Perhaps because in modern times having a religion is often more like having a hobby than anything else, it’s not surprising that one thinks that adherence to Christianity or Buddhism is definable as belief in a series of propositions. One can easily decide to believe this rather than that. Adapting a total manner of living and feeling is quite a different matter, especially considering the very onerous obligations that go along with the traditional practice of religions. Are you really going to give 10% of your income to the church? Are you really going to sit on a mat two hours a day? Are you really only going to have sex with your wife when you intend to reproduce? And that’s not the worst of it. The theologies of the various religions, having typically been elaborated by extremely intelligent and sophisticated men engaged in a long-range debate with other extremely intelligent and sophisticated men, are intellectually respectable while the ritual, devotional, ethical, and magical elements of the same faiths are often rather embarrassing. Small wonder if a comprehensible belief system presented in a scriptural anthology seems more congenially than the Howl’s Moving Castle of a real religion.

If, for some reason, you really want to know something about the religions of the world, you have to find a way to go beyond accounts that focus on the intellectual rationalizations of the several traditions and take a series of soundings of their daily substance.

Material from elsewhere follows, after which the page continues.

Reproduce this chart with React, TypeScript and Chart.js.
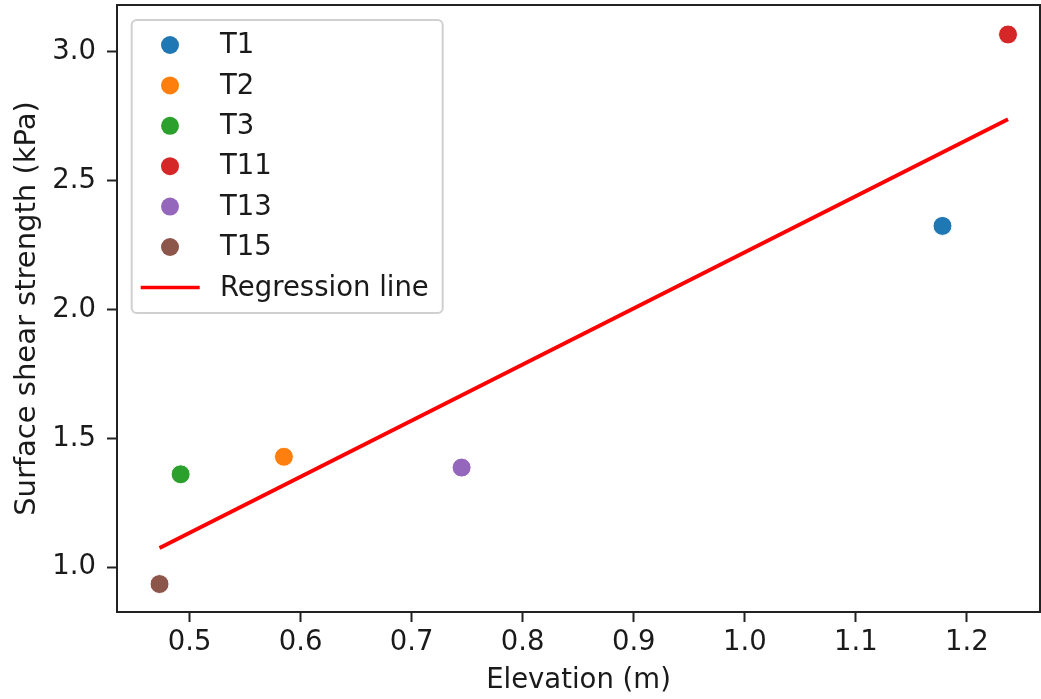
import React, { useEffect, useRef } from "react";
import { Chart, registerables } from "chart.js";

Chart.register(...registerables);

// Transect sites
const siteLabels = ["T1", "T2", "T3", "T11", "T13", "T15"];
const elevation = [1.178, 0.585, 0.492, 1.237, 0.745, 0.473];
const shearStrength = [2.325, 1.429, 1.361, 3.068, 1.387, 0.935];
const siteColors = ["#1f77b4", "#ff7f0e", "#2ca02c", "#d62728", "#9467bd", "#8c564b"];

// Fitted regression line endpoints
const regressionX = [0.473, 1.237];
const regressionY = [1.075, 2.739];

const xTicks = [0.5, 0.6, 0.7, 0.8, 0.9, 1.0, 1.1, 1.2];
const yTicks = [1.0, 1.5, 2.0, 2.5, 3.0];

const FONT = "'DejaVu Sans', 'Liberation Sans', sans-serif";
const FONT_SIZE = 27.5;
const TEXT = "#1a1a1a";

const framePlugin = {
  id: "frame",
  afterDraw(chart: any) {
    const { ctx, chartArea } = chart;
    const { left, top, right, bottom } = chartArea;
    ctx.save();
    ctx.strokeStyle = "#222222";
    ctx.lineWidth = 2;
    ctx.strokeRect(left, top, right - left, bottom - top);

    // legend box
    const bx = left + 14.7;
    const by = top + 15;
    const bw = 311;
    const bh = 293;
    ctx.beginPath();
    ctx.roundRect(bx, by, bw, bh, 5);
    ctx.fillStyle = "rgba(255,255,255,0.85)";
    ctx.fill();
    ctx.strokeStyle = "#d0d0d0";
    ctx.lineWidth = 2;
    ctx.stroke();

    const rowStep = 40.4;
    const firstRow = by + 25;
    ctx.font = `${FONT_SIZE}px ${FONT}`;
    ctx.textBaseline = "middle";
    ctx.textAlign = "left";
    siteLabels.forEach((label, i) => {
      const cy = firstRow + i * rowStep;
      ctx.beginPath();
      ctx.arc(bx + 38.3, cy, 9, 0, Math.PI * 2);
      ctx.fillStyle = siteColors[i];
      ctx.fill();
      ctx.fillStyle = TEXT;
      ctx.fillText(label, bx + 88.3, cy + 1);
    });
    const ly = firstRow + siteLabels.length * rowStep;
    ctx.beginPath();
    ctx.moveTo(bx + 9, ly);
    ctx.lineTo(bx + 68, ly);
    ctx.strokeStyle = "#ff0000";
    ctx.lineWidth = 3.5;
    ctx.stroke();
    ctx.fillStyle = TEXT;
    ctx.fillText("Regression line", bx + 88.3, ly + 1);
    ctx.restore();
  },
};

const clearAxisPadding = (axis: any) => {
  axis.paddingTop = 0;
  axis.paddingBottom = 0;
  axis.paddingLeft = 0;
  axis.paddingRight = 0;
};

export default function App() {
  const canvasRef = useRef<HTMLCanvasElement | null>(null);

  useEffect(() => {
    if (!canvasRef.current) return;
    const datasets: any[] = siteLabels.map((label, i) => ({
      type: "scatter",
      label,
      data: [{ x: elevation[i], y: shearStrength[i] }],
      backgroundColor: siteColors[i],
      borderColor: "#ffffff",
      borderWidth: 1,
      pointRadius: 9.5,
      pointHoverRadius: 9.5,
    }));
    datasets.unshift({
      type: "line",
      label: "Regression line",
      data: regressionX.map((x, i) => ({ x, y: regressionY[i] })),
      borderColor: "#ff0000",
      borderWidth: 3.8,
      pointRadius: 0,
      fill: false,
      order: 10,
    });

    const tickFont = { family: FONT, size: FONT_SIZE };
    const chart = new Chart(canvasRef.current, {
      type: "scatter",
      data: { datasets },
      options: {
        animation: false,
        responsive: true,
        maintainAspectRatio: false,
        layout: { autoPadding: false, padding: { top: 5, right: 1, left: 0, bottom: 0 } },
        plugins: { legend: { display: false }, tooltip: { enabled: false } },
        scales: {
          x: {
            type: "linear",
            min: 0.4347,
            max: 1.2658,
            afterBuildTicks: (axis: any) => {
              axis.ticks = xTicks.map((v) => ({ value: v }));
            },
            afterFit: (axis: any) => {
              axis.height = 87;
              clearAxisPadding(axis);
            },
            ticks: {
              font: tickFont,
              color: TEXT,
              padding: 4,
              maxRotation: 0,
              autoSkip: false,
              callback: (v: any) => Number(v).toFixed(1),
            },
            grid: {
              drawOnChartArea: false,
              drawTicks: true,
              tickLength: 10,
              tickWidth: 2,
              tickColor: "#222222",
            },
            border: { display: true, color: "#222222", width: 2 },
            title: {
              display: true,
              text: "Elevation (m)",
              font: tickFont,
              color: TEXT,
              padding: { top: 0, bottom: 2 },
            },
          },
          y: {
            type: "linear",
            min: 0.8265,
            max: 3.1824,
            afterBuildTicks: (axis: any) => {
              axis.ticks = yTicks.map((v) => ({ value: v }));
            },
            afterFit: (axis: any) => {
              axis.width = 117;
              clearAxisPadding(axis);
            },
            ticks: {
              font: tickFont,
              color: TEXT,
              padding: 11,
              autoSkip: false,
              callback: (v: any) => Number(v).toFixed(1),
            },
            grid: {
              drawOnChartArea: false,
              drawTicks: true,
              tickLength: 10,
              tickWidth: 2,
              tickColor: "#222222",
            },
            border: { display: true, color: "#222222", width: 2 },
            title: {
              display: true,
              text: "Surface shear strength (kPa)",
              font: { family: FONT, size: 29 },
              color: TEXT,
              padding: { top: 10, bottom: 0 },
            },
          },
        },
      },
      plugins: [framePlugin],
    } as any);
    return () => chart.destroy();
  }, []);

  return (
    <div
      style={{
        position: "fixed",
        left: 0,
        top: 0,
        width: 1041,
        height: 699,
        background: "#ffffff",
      }}
    >
      <canvas ref={canvasRef} />
    </div>
  );
}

Donald S. Lopez, Jr.’s Princeton Readings in Religions series is a good place to start since these volumes focus on practice. Reading them conveys a very different picture of the reality of the world religions than the usual accounts, which, in contrast, often seem to be apologetics by proxy, appreciations of alien cultural institutions that accept the accuracy of the self-definitions of the religions they describe. The contemporary scholars who introduce the selections in the Lopez anthologies demonstrate something largely missing from popular discussions of religion: a combination of sympathetic understanding and critical distance.

Tuesday, May 09, 2006

When the Man on the Horse Won’t Get Off His Ass

Like many others, I’ve taken comfort over the years from the reluctance of American military men to intervene in politics—two hundred and thirty years without a coup. George Washington’s decision not to seize power by force is perhaps an even more defining moment in our history than the Declaration of Independence, which, after all, would read as pretty feckless exercise in enthusiasm had the revolution resulted in a dictatorship. The willing subordination of military to civilian authority is not without its ambiguities, however. It certainly doesn’t mean that the generals and the admirals, inhabitants of an authoritarian world of obedience and deference, respect democratic politics. Indeed, many of them find the give and take of free institutions distasteful and avoid partisan involvement as much out of fastidiousness as principle. Which has a good side and a bad side. The prospect of some future Colin Powell riding a tank onto the Whitehouse lawn is remote, but it’s easy to imagine the Joint Chiefs of Staff looking the other way in the event of a violent seizure of power. “We don’t want to be involved.” The precedents are not favorable. It wasn’t the Italian army that marched on Rome back in 1922, but the fascist seizure of power was made possible by passivity of the generals. The aristocratic German General Staff certainly looked down on the hysterical corporal; but they were too proud to get political and, anyhow, the new party promised to respect their prerogatives and increase their budget allotments. Historically, right-wing craziness is ineffectual without the willingness of military men to sit on their hands. Of course Bush hardly measures up to Mussolini or Hitler and he lacks (for now) the requisite army of street thugs; but the acquiescence of high-ranking officers to torture and illegal wiretapping shows how little effective resistance to extra-constitutional behavior we can expect from a supposedly apolitical military. That’s especially serious because the American military has enormous prestige right now, not only because of its technical competence but because it is perceived, probably inaccurately, as less corrupt than such despised institutions as Congress and the Press. If Bush turns out to have been the John the Baptist to some really malevolent messiah, can we expect the Generals to defend the republic?
Kadavergehorsamkeit

As the Bush administration becomes odious even to its erstwhile ideological supporters, many conservatives are defecting. In a parliamentary system, the result would be a vote of no confidence and a new government. Our constitution prevents that sensible outcome. An American President is like a king, albeit a king with a legally established term of rule. Baring impeachment—an exceedingly unlikely event even if the Democrats regain the House—Bush will occupy the Whitehouse for more than two more years. Of course he might have better luck or try better policies in that period. He might follow the precedent set by Reagan, whose last years in office were rescued by a set of moderate Republicans. Bush, however, is not Reagan. The “new” people he is bringing on board are, if anything, even more ideological than their predecessors. Meanwhile, since the people who are leaving are more principled or at least more cautious than the ones who stay, the administration will probably become more erratic and incompetent. The tarry remains of the distillation will be characterized above all by blind loyalty. Not a comfortable prospect, especially since the better people are not just being driven out of political jobs. The CIA, the armed forces, the civil service, and the science advisory bodies are also affected.